§ **EXCERPTED DATA**:

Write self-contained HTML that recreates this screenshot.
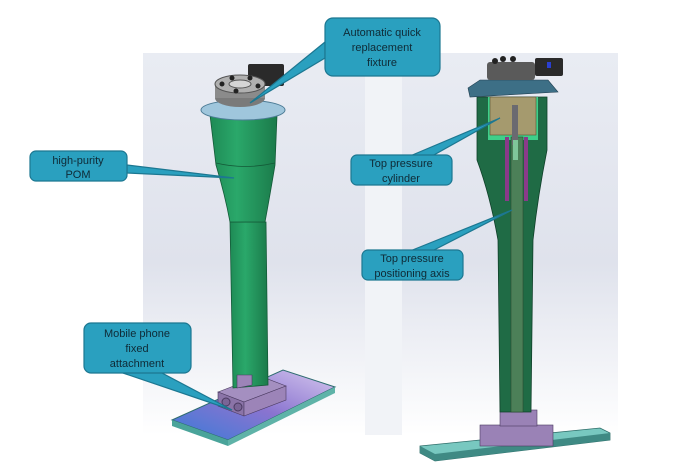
<!DOCTYPE html>
<html><head><meta charset="utf-8"><style>
html,body{margin:0;padding:0;background:#fff;}
svg{display:block;}
text{font-family:"Liberation Sans",sans-serif;font-size:11px;fill:#0f2a36;}
</style></head><body>
<svg width="680" height="472" viewBox="0 0 680 472" xmlns="http://www.w3.org/2000/svg">
<defs>
<linearGradient id="bg" x1="0" y1="0" x2="0" y2="1">
<stop offset="0" stop-color="#e9ecf3"/><stop offset="0.55" stop-color="#dfe2ec"/><stop offset="1" stop-color="#ffffff"/>
</linearGradient>
<linearGradient id="grn" x1="0" y1="0" x2="1" y2="0">
<stop offset="0" stop-color="#1e8a55"/><stop offset="0.4" stop-color="#2aa86a"/><stop offset="1" stop-color="#1b7a4a"/>
</linearGradient>
<linearGradient id="ph" x1="0" y1="1" x2="1" y2="0">
<stop offset="0" stop-color="#3a7bd8"/><stop offset="0.5" stop-color="#8a74d0"/><stop offset="1" stop-color="#d6c8ee"/>
</linearGradient>
</defs>
<rect x="143" y="53" width="223" height="382" fill="url(#bg)"/>
<rect x="365" y="53" width="37" height="382" fill="#f1f3f7"/>
<rect x="402" y="53" width="216" height="382" fill="url(#bg)"/>

<!-- LEFT MODEL -->
<polygon points="172,420 283,370 335,387 228,440" fill="url(#ph)" stroke="#2e6c70"/>
<polygon points="172,420 228,440 228,446 172,426" fill="#4aa49a"/>
<polygon points="228,440 335,387 335,393 228,446" fill="#5fb3a8"/>
<polygon points="218,392 260,376 286,386 244,402" fill="#a48fc0" stroke="#4a3a60" stroke-width="0.6"/>
<polygon points="218,392 244,402 244,416 218,406" fill="#8b74a8" stroke="#4a3a60" stroke-width="0.6"/>
<polygon points="244,402 286,386 286,400 244,416" fill="#9c84b8" stroke="#4a3a60" stroke-width="0.6"/>
<circle cx="226" cy="402" r="4" fill="#7a6596" stroke="#4a3a60"/>
<circle cx="238" cy="407" r="4" fill="#7a6596" stroke="#4a3a60"/>
<path d="M230,222 L266,222 L268,385 L233,388 Z" fill="url(#grn)" stroke="#145a38" stroke-width="0.8"/>
<path d="M237,375 L252,375 L252,385 L237,388 Z" fill="#9c84b8" stroke="#4a3a60" stroke-width="0.6"/>
<path d="M210,115 L277,115 L275,165 Q270,195 265,222 L230,222 Q225,195 216,165 Z" fill="url(#grn)" stroke="#145a38" stroke-width="0.8"/>
<path d="M216,163 Q245,170 275,163" fill="none" stroke="#145a38" stroke-width="0.8"/>
<ellipse cx="243" cy="110" rx="42" ry="10" fill="#9fc6dc" stroke="#4d7c96"/>
<rect x="248" y="64" width="36" height="22" fill="#2a2a2a" rx="2"/>
<ellipse cx="240" cy="98" rx="25" ry="9" fill="#7a7a7a"/>
<rect x="215" y="84" width="50" height="14" fill="#8b8b8b"/>
<ellipse cx="240" cy="84" rx="25" ry="9" fill="#b0b0b0" stroke="#555"/>
<ellipse cx="240" cy="84" rx="11" ry="4" fill="#d5d5d5" stroke="#555"/>
<circle cx="222" cy="84" r="2.5" fill="#222"/><circle cx="232" cy="78" r="2.5" fill="#222"/><circle cx="250" cy="78" r="2.5" fill="#222"/><circle cx="258" cy="86" r="2.5" fill="#222"/><circle cx="236" cy="91" r="2.5" fill="#222"/>

<!-- RIGHT MODEL -->
<polygon points="420,446 600,428 610,433 610,440 435,461 420,453" fill="#78c8c0" stroke="#2f6e6a" stroke-width="0.8"/>
<polygon points="420,446 420,453 435,461 610,440 610,433 435,454" fill="#3f8a84"/>
<rect x="480" y="425" width="73" height="21" fill="#9a82b6" stroke="#4a3a60" stroke-width="0.6"/>
<rect x="500" y="410" width="37" height="16" fill="#9a82b6" stroke="#4a3a60" stroke-width="0.6"/>
<path d="M477,97 L547,97 L547,150 Q538,195 533,240 L531,412 L500,412 L498,240 Q490,195 477,160 Z" fill="#1f6b45" stroke="#10402a" stroke-width="0.8"/>
<rect x="488" y="97" width="50" height="43" fill="#3fcf8a"/>
<rect x="490" y="97" width="46" height="38" fill="#a59a6e" stroke="#5a5030" stroke-width="0.6"/>
<rect x="505" y="137" width="4" height="64" fill="#8a3a8a"/>
<rect x="524" y="137" width="4" height="64" fill="#8a3a8a"/>
<rect x="511" y="137" width="12" height="275" fill="#4c8058" stroke="#2a4a30" stroke-width="0.6"/>
<rect x="512" y="105" width="6" height="40" fill="#6a6a70"/>
<rect x="513" y="140" width="5" height="20" fill="#7fc69a"/>
<polygon points="470,97 468,88 480,80 548,80 558,92" fill="#3d6f86" stroke="#213f50" stroke-width="0.6"/>
<rect x="487" y="62" width="48" height="18" fill="#5a5a5a" rx="3"/>
<circle cx="495" cy="61" r="3" fill="#222"/><circle cx="503" cy="59" r="3" fill="#222"/><circle cx="513" cy="59" r="3" fill="#222"/>
<rect x="535" y="58" width="28" height="18" fill="#2a2a2a" rx="2"/>
<rect x="547" y="62" width="4" height="6" fill="#2a3fd0"/>

<!-- CALLOUTS -->
<g fill="#2aa0bf" stroke="#1c7791" stroke-width="1.2">
<path d="M325,42 L250,103 L325,58 Z"/>
<rect x="325" y="18" width="115" height="58" rx="8"/>
<path d="M127,165 L234,178 L127,173 Z"/>
<rect x="30" y="151" width="97" height="30" rx="6"/>
<path d="M410,156 L500,118 L432,156 Z"/>
<rect x="351" y="155" width="101" height="30" rx="6"/>
<path d="M410,251 L512,210 L432,251 Z"/>
<rect x="362" y="250" width="101" height="30" rx="6"/>
<path d="M120,372 L232,410 L160,372 Z"/>
<rect x="84" y="323" width="107" height="50" rx="7"/>
</g>
<g text-anchor="middle">
<text x="382" y="36">Automatic quick</text>
<text x="382" y="51">replacement</text>
<text x="382" y="66">fixture</text>
<text x="78" y="164">high-purity</text>
<text x="78" y="178">POM</text>
<text x="401" y="167">Top pressure</text>
<text x="401" y="182">cylinder</text>
<text x="412" y="262">Top pressure</text>
<text x="412" y="277">positioning axis</text>
<text x="137" y="337">Mobile phone</text>
<text x="137" y="352">fixed</text>
<text x="137" y="367">attachment</text>
</g>
</svg>
</body></html>
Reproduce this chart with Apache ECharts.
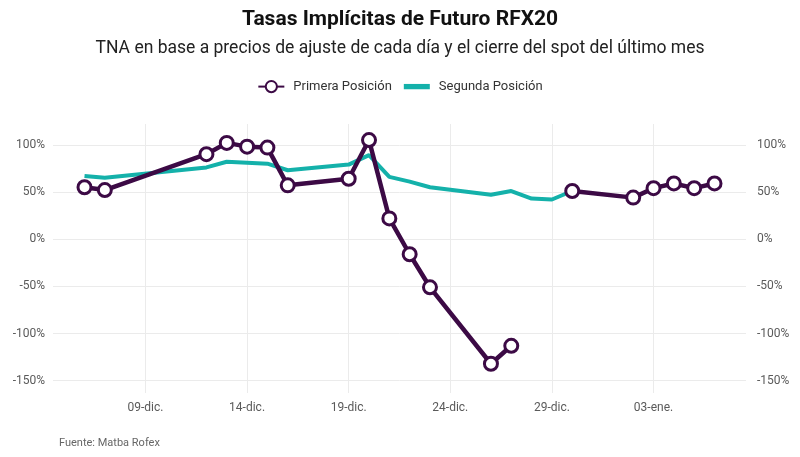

§ **SET TASK**: Determine how many lines above contain "this" as a word or string. Give the number alone.

§ **FINISHED EXERCISE**: 2